Tra gli adempimenti a cui alcuni docenti dovranno far fronte alla riapertura delle scuole c’è anche la richiesta avanzata dai presidi di sostituire il registro cartaceo, in uso da settembre, con il registro elettronico, aggiornandolo con i dati pregressi.
Ma è un’operazione rischiosa, le scuole che optano per il registro elettronico potrebbero vedersi annullare scrutini ed esami dai Tar.

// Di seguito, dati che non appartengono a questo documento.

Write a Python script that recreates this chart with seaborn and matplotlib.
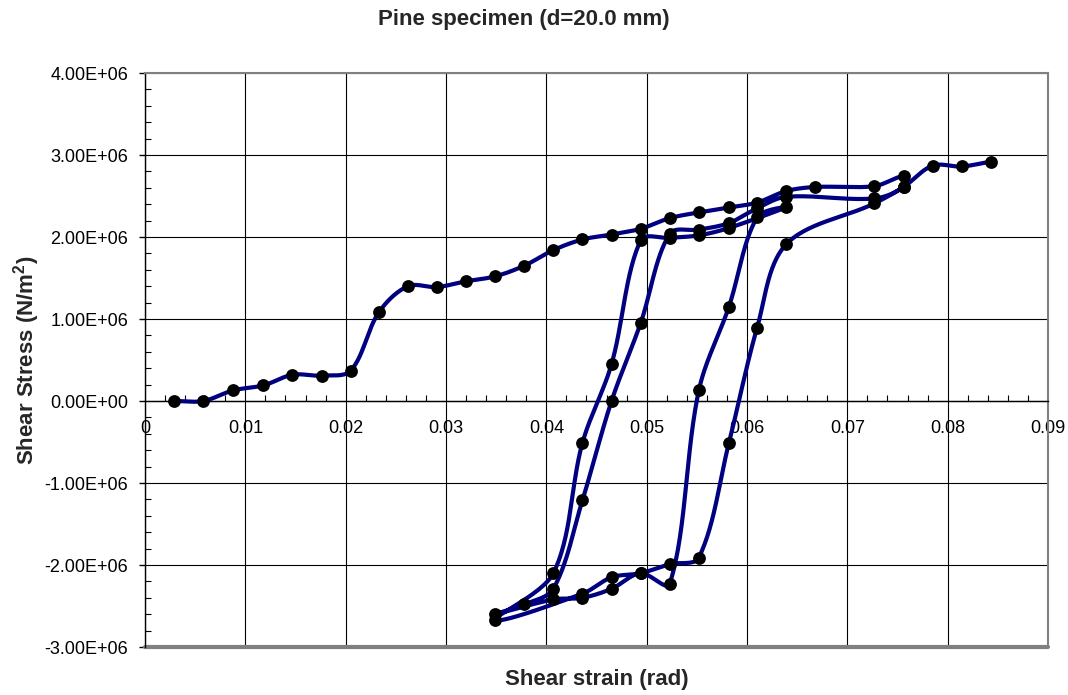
import numpy as np
import pandas as pd
import matplotlib
matplotlib.use("Agg")
import matplotlib.pyplot as plt
import seaborn as sns
from matplotlib.ticker import MultipleLocator, FuncFormatter

# ---------------- data (in drawing order of the single smoothed series) ----------------
strain = [
    0.0029, 0.0058, 0.0088, 0.0118, 0.0147, 0.0176, 0.0205, 0.0233, 0.0262, 0.0291,
    0.0320, 0.0349, 0.0378, 0.0407, 0.0436, 0.0465, 0.0494, 0.0523, 0.0552, 0.0582,
    0.0610, 0.0639, 0.0668, 0.0727, 0.0756, 0.0756,
    0.0727, 0.0639, 0.0610, 0.0582, 0.0552, 0.0523, 0.0494, 0.0465, 0.0436, 0.0407,
    0.0378, 0.0349,
    0.0407, 0.0436, 0.0465, 0.0494, 0.0523, 0.0552, 0.0582, 0.0610, 0.0639,
    0.0582, 0.0552, 0.0523, 0.0494, 0.0465, 0.0436, 0.0407, 0.0349,
    0.0436, 0.0465, 0.0494, 0.0523, 0.0552, 0.0582, 0.0610, 0.0639, 0.0727, 0.0756,
    0.0785, 0.0814, 0.0843,
]
stress_mpa = [
    0.00, 0.00, 0.13, 0.19, 0.32, 0.31, 0.37, 1.08, 1.40, 1.39,
    1.46, 1.52, 1.65, 1.84, 1.97, 2.03, 2.10, 2.23, 2.30, 2.36,
    2.42, 2.56, 2.61, 2.62, 2.74, 2.61,
    2.47, 2.49, 2.35, 2.17, 2.09, 2.04, 0.95, 0.00, -1.21, -2.29,
    -2.48, -2.60,
    -2.42, -2.40, -2.29, -2.10, -2.23, 0.13, 1.15, 2.24, 2.36,
    2.11, 2.02, 1.99, 1.96, 0.45, -0.51, -2.10, -2.67,
    -2.35, -2.15, -2.10, -1.99, -1.91, -0.51, 0.89, 1.91, 2.41, 2.61,
    2.87, 2.86, 2.92,
]

x_ticks = [0, 0.01, 0.02, 0.03, 0.04, 0.05, 0.06, 0.07, 0.08, 0.09]
y_ticks = [-3e6, -2e6, -1e6, 0, 1e6, 2e6, 3e6, 4e6]

title = "Pine specimen (d=20.0 mm)"
xlabel = "Shear strain (rad)"
ylabel = r"Shear Stress (N/m$^{2}$)"

# ---------------- figure ----------------
sns.set_theme(style="white")
plt.rcParams["font.family"] = ["Liberation Sans", "DejaVu Sans"]
plt.rcParams["mathtext.default"] = "regular"

W, H = 1068, 695
fig = plt.figure(figsize=(W / 100, H / 100), dpi=100)
L, R, T, B = 145, 1048, 73, 647
ax = fig.add_axes([L / W, 1 - B / H, (R - L) / W, (B - T) / H])

xmin, xmax = x_ticks[0], x_ticks[-1]
ymin, ymax = y_ticks[0], y_ticks[-1]
ax.set_xlim(xmin, xmax)
ax.set_ylim(ymin, ymax)

stress = np.array(stress_mpa) * 1e6
sx_arr = np.array(strain)

# Excel-like smoothing (chord-scaled Catmull-Rom Bezier) computed in pixel space
sx = (R - L) / (xmax - xmin)
sy = (B - T) / (ymax - ymin)


def smooth(xs, ys, n=30):
    P = np.column_stack([xs * sx, ys * sy])
    Pe = np.vstack([P[0], P, P[-1]])
    segs = []
    for i in range(len(P) - 1):
        p0, p1, p2, p3 = Pe[i], Pe[i + 1], Pe[i + 2], Pe[i + 3]
        d01 = np.linalg.norm(p1 - p0)
        d12 = np.linalg.norm(p2 - p1)
        d23 = np.linalg.norm(p3 - p2)
        m1 = (p2 - p0) / max(d01 + d12, 1e-9)
        m2 = (p3 - p1) / max(d12 + d23, 1e-9)
        c1 = p1 + m1 * d12 / 3.0
        c2 = p2 - m2 * d12 / 3.0
        t = np.linspace(0, 1, n, endpoint=(i == len(P) - 2))[:, None]
        b = (1 - t) ** 3 * p1 + 3 * (1 - t) ** 2 * t * c1 + 3 * (1 - t) * t ** 2 * c2 + t ** 3 * p2
        segs.append(b)
    Bz = np.vstack(segs)
    return Bz[:, 0] / sx, Bz[:, 1] / sy


cx, cy = smooth(sx_arr, stress)
curve = pd.DataFrame({"strain": cx, "stress": cy})
pts = pd.DataFrame({"strain": sx_arr, "stress": stress})

# grid
ax.set_xticks(x_ticks)
ax.set_yticks(y_ticks)
ax.xaxis.set_minor_locator(MultipleLocator(0.002))
ax.yaxis.set_minor_locator(MultipleLocator(2e5))
ax.grid(True, which="major", color="black", linewidth=0.8)
ax.set_axisbelow(True)

sns.lineplot(data=curve, x="strain", y="stress", sort=False, estimator=None,
             color="#000080", linewidth=3.0, ax=ax, zorder=3)
sns.scatterplot(data=pts, x="strain", y="stress", color="black", s=85,
                linewidth=0, ax=ax, zorder=4)

# spines
for s in ["top", "right"]:
    ax.spines[s].set_color("#808080")
    ax.spines[s].set_linewidth(1.5)
ax.spines["left"].set_color("black")
ax.spines["left"].set_linewidth(1.0)
ax.spines["bottom"].set_position(("data", 0))
ax.spines["bottom"].set_color("black")
ax.spines["bottom"].set_linewidth(1.0)
ax.axhline(ymin, color="#808080", linewidth=3, clip_on=False, zorder=2)

ax.xaxis.set_major_formatter(FuncFormatter(lambda v, p: "0" if abs(v) < 1e-12 else f"{v:.2f}"))
ax.yaxis.set_major_formatter(FuncFormatter(lambda v, p: f"{v:.2E}"))

ax.tick_params(axis="y", which="major", direction="out", length=4, width=1,
               color="black", labelsize=13, pad=8, left=True, labelcolor="black")
ax.tick_params(axis="y", which="minor", direction="in", length=4, width=0.8,
               color="black", left=True)
ax.tick_params(axis="x", which="major", direction="in", length=0, labelsize=13,
               pad=14, bottom=True, labelcolor="black")
ax.tick_params(axis="x", which="minor", direction="in", length=4, width=0.8,
               color="black", bottom=True)

ax.set_xlabel("")
ax.set_ylabel("")

fig.text(524 / W, 1 - 20 / H, title, ha="center", va="center",
         fontsize=16, fontweight="bold")
fig.text((L + R) / 2 / W, 1 - 680 / H, xlabel, ha="center", va="center",
         fontsize=16, fontweight="bold")
fig.text(27 / W, 1 - (T + B) / 2 / H, ylabel, ha="center", va="center",
         rotation=90, fontsize=16, fontweight="bold")

fig.savefig("out.png", dpi=100)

L’introduzione del cosiddetto registro elettronico, infatti, potrà essere considerata pienamente legittima quando il ministero dell’istruzione, in attuazione delle disposizioni contenute nell’articolo 7, comma 27, del decreto legge 95/2012, provvederà ad emanare il piano per la dematerializzazione delle procedure amministrative.

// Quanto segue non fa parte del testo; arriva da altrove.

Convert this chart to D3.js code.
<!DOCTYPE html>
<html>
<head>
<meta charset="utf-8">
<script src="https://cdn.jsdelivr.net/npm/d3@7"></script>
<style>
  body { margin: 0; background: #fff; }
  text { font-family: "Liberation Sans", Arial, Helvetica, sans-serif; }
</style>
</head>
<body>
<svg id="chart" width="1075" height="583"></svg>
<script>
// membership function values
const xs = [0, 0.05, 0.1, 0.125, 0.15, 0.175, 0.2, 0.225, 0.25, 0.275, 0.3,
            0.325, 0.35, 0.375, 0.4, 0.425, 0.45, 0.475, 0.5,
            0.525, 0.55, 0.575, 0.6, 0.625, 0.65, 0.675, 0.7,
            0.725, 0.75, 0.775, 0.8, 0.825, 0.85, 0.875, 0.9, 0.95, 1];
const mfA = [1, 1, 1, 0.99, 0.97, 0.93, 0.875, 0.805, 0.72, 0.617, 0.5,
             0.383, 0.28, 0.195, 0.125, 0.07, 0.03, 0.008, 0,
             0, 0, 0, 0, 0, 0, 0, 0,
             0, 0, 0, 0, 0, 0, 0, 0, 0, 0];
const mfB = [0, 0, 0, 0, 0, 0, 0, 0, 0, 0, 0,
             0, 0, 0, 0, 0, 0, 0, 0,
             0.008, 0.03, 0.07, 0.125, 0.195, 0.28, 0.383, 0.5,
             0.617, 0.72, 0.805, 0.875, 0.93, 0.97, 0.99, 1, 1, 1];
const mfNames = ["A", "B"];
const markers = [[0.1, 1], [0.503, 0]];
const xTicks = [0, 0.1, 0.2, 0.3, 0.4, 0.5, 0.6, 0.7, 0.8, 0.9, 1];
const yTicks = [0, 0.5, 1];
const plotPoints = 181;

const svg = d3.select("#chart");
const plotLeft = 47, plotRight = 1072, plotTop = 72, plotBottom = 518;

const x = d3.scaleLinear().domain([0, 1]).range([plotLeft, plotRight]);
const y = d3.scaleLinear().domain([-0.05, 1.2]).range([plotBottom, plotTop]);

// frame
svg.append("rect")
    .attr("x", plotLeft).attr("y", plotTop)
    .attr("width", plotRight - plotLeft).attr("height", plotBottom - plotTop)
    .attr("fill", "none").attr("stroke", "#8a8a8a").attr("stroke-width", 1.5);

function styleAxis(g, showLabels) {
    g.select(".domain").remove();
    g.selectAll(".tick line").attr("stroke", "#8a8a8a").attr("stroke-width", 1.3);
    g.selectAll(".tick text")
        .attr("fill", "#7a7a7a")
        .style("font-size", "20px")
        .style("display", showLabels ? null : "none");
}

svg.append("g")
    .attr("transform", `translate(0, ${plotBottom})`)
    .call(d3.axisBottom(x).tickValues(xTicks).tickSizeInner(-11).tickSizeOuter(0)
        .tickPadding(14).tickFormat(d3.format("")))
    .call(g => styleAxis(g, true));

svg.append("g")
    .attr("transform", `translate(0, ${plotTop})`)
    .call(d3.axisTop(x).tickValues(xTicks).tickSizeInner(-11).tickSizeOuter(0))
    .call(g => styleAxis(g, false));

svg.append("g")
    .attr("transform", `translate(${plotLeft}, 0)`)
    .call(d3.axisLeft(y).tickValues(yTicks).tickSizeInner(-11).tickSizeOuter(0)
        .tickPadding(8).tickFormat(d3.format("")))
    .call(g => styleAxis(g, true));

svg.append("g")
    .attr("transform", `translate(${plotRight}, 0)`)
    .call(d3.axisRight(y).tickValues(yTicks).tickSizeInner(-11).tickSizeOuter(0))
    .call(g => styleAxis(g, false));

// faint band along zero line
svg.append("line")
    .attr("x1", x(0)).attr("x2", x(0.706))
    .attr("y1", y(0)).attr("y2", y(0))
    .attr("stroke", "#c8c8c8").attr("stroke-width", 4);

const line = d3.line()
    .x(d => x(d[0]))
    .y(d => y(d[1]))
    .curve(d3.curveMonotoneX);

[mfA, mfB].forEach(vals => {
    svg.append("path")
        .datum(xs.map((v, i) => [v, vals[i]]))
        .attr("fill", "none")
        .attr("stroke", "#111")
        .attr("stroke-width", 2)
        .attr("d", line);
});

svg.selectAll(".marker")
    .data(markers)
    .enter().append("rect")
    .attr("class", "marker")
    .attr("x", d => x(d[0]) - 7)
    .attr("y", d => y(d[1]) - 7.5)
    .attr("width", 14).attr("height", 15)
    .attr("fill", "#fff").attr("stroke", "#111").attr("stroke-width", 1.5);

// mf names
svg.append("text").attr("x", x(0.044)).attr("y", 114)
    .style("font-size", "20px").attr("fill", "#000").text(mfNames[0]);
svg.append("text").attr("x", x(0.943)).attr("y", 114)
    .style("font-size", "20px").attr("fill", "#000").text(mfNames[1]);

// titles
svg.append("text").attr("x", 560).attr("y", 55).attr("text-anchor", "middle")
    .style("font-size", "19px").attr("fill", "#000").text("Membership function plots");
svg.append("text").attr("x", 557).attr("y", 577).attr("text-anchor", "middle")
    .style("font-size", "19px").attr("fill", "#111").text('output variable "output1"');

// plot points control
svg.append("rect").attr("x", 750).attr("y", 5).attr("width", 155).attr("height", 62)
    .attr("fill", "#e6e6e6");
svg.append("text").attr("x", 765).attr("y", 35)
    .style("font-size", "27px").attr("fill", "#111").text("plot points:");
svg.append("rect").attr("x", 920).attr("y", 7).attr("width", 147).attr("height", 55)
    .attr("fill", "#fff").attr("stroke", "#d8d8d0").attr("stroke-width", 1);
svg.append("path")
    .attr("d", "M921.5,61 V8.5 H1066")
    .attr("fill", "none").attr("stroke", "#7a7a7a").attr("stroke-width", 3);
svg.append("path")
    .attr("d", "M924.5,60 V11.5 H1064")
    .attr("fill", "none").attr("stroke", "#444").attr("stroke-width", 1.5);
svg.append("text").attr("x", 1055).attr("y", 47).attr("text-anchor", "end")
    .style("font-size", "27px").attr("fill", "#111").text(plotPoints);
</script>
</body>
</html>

Tale piano avrebbe dovuto essere emanato entro 60 giorni dall’entrata in vigore del decreto 95/2012 ma, a tutt’oggi, l’amministrazione centrale non ha ancora provveduto, fatta salva una nota, di carattere meramente interlocutorio, emessa il 3 ottobre 2012 (n.1682/U). Oltre tutto, ai fini della validità di qualsiasi documento amministrativo in formato informatico, è necessario che esso venga sottoscritto dal pubblico ufficiale con firma digitale. Così come previsto dall’articolo 21, comma 2, del codice dell’amministrazione digitale (decreto legislativo n.82/2005 come riformato e vigente). Il che significa con un particolare tipo di firma elettronica avanzata, basata su un certificato qualificato e su un sistema di chiavi crittografiche, una pubblica e una privata, correlate tra loro. Che consente al titolare, tramite la chiave privata e al destinatario, tramite la chiave pubblica, rispettivamente, di rendere manifesta e di verificare la provenienza e l’integrità di un documento informatico o di un insieme di documenti informatici (si veda l’articolo 1, comma 1, lettera s) del decreto legislativo 82/2005). Solo in questo caso il documento informatico può sostituire il documento cartaceo.

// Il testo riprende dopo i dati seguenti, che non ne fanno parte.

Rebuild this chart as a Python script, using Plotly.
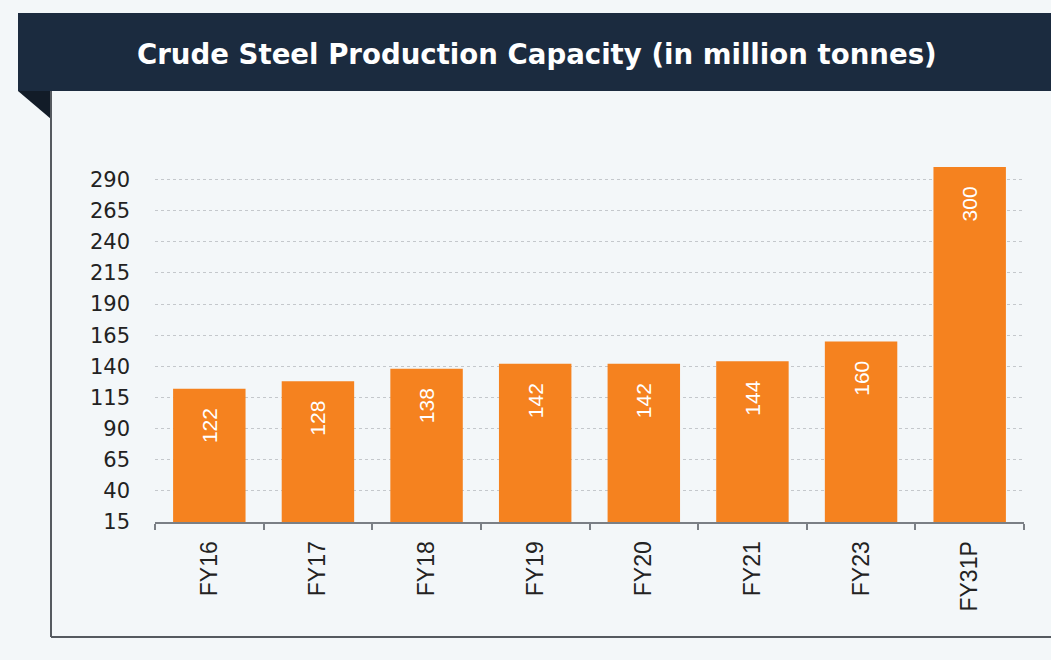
import plotly.graph_objects as go

categories = ["FY16", "FY17", "FY18", "FY19", "FY20", "FY21", "FY23", "FY31P"]
capacity = [122, 128, 138, 142, 142, 144, 160, 300]
y_ticks = [15, 40, 65, 90, 115, 140, 165, 190, 215, 240, 265, 290]
title_text = "Crude Steel Production Capacity (in million tonnes)"

W, H = 1051, 660
ML, MR, MT, MB = 155, 27, 167, 138
PW, PH = W - ML - MR, H - MT - MB

def px(x):
    return (x - ML) / PW

def py(y):
    return (H - MB - y) / PH

ORANGE = "#f5821f"
NAVY = "#1b2b3f"
BG = "#f3f7f9"
PAD = "\u2002\u00a0"

fig = go.Figure(go.Bar(
    x=categories,
    y=capacity,
    marker=dict(color=ORANGE, line=dict(width=0)),
    text=[str(v) + PAD for v in capacity],
    textposition="inside",
    insidetextanchor="end",
    textangle=-90,
    textfont=dict(color="white", size=21, family="Liberation Sans, Arial"),
    constraintext="none",
    cliponaxis=False,
    width=0.667,
    hoverinfo="x+y",
))

shapes = [
    dict(type="rect", xref="paper", yref="paper", x0=px(18), x1=px(W + 5), y0=py(91), y1=py(13),
         fillcolor=NAVY, line=dict(width=0), layer="below"),
    dict(type="path", xref="paper", yref="paper",
         path=f"M {px(18)} {py(91)} L {px(51)} {py(91)} L {px(51)} {py(119)} Z",
         fillcolor="#121c28", line=dict(width=0), layer="below"),
    dict(type="line", xref="paper", yref="paper", x0=px(51), x1=px(51), y0=py(91), y1=py(637),
         line=dict(color="#555a60", width=2)),
    dict(type="line", xref="paper", yref="paper", x0=px(51), x1=px(W + 5), y0=py(637), y1=py(637),
         line=dict(color="#555a60", width=2)),
]

fig.update_layout(
    width=W, height=H,
    margin=dict(l=ML, r=MR, t=MT, b=MB, pad=0),
    paper_bgcolor=BG,
    plot_bgcolor=BG,
    showlegend=False,
    bargap=0.333,
    shapes=shapes,
    annotations=[dict(text=f"<b>{title_text}</b>", xref="paper", yref="paper",
                      x=px(537), y=py(54), xanchor="center", yanchor="middle", showarrow=False,
                      font=dict(color="white", size=27.6, family="DejaVu Sans"))],
    font=dict(family="Liberation Sans, Arial", size=18, color="#222222"),
)

fig.update_yaxes(
    range=[15, 300],
    tickvals=y_ticks,
    ticktext=[str(t) for t in y_ticks],
    showgrid=True, gridcolor="#c4c8cc", griddash="dot", gridwidth=1,
    zeroline=False, showline=False,
    ticks="", ticklen=0,
    ticklabelstandoff=24,
    tickfont=dict(size=21, color="#222222", family="DejaVu Sans"),
)
fig.update_xaxes(
    showline=True, linecolor="#7a7f85", linewidth=2,
    ticks="outside", ticklen=6, tickcolor="#7a7f85", tickwidth=2,
    tickson="boundaries",
    tickangle=-90,
    ticklabelstandoff=8,
    tickfont=dict(size=23, color="#222222", family="Liberation Sans, Arial"),
    showgrid=False,
)

fig.write_html("out.html")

Giova ricordare, peraltro, che l’osservanza delle disposizioni fin qui enunciate è assolutamente necessaria anche ai fini della compilazione dei registri elettronici, a pena di nullità degli atti formati in violazione delle medesime. Ciò perché i docenti, all’atto della compilazione del registro di classe o del professore, agiscono in veste di pubblici ufficiali (si vedano le sentenze della V sezione penale della Corte di cassazione n.12726/2000 e n.714/2010). Di qui l’opportunità di evitare il più possibile l’adozione di iniziative «fai da te» che potrebbero compromettere la legittimità dei procedimenti amministrativi collegati alla documentazione dei processi didattico-apprenditivi, ad esito dei quali vengono formati gli atti relativi alla valutazione degli alunni. Quanto al costo degli strumenti informatici necessari ad implementare il piano (che il comma 32 dell’articolo7 del decreto legge 95/2012 vorrebbe senza nuovi o maggiori oneri per la finanza pubblica) esso non può che essere a totale carico dell’amministrazione scolastica. In caso contrario, l’attuazione del piano si tradurrebbe in una perdita salariale a danno dei docenti interessati, peraltro, non prevista dalle relative disposizioni. Di qui l’invalidità di eventuali accordi di segno contrario sottoscritti a livello di singola scuola con le Rsu. Fermo restando, però, che la retribuzione dei relativi adempimenti a carico degli insegnanti non può che rientrare nella retribuzione ordinaria essendo, tali adempimenti, previsti dall’articolo 29 del vigente contratto di lavoro.
Ugualmente illegittima è la prassi invalsa presso diverse istituzioni scolastiche, secondo la quale i docenti vengono costretti a ricopiare i voti contenuti nei registri cartacei in appositi spazi web, utilizzando uno o più pc della scuola oppure direttamente dal pc di casa. Che se da una parte salva la legittimità degli adempimenti cartacei, dall’altra impone ai docenti interessati un raddoppio di oneri, già di per sé non legittimo in quanto non previsto dal contratto di lavoro. Tale aggravio di oneri, peraltro, oltre ad aumentare il rischio di errori materiali, si traduce in una deroga peggiorativa delle condizioni di lavoro contrattualmente previste di per sé illegittima e, dunque, potenzialmente foriera di ulteriore contenzioso.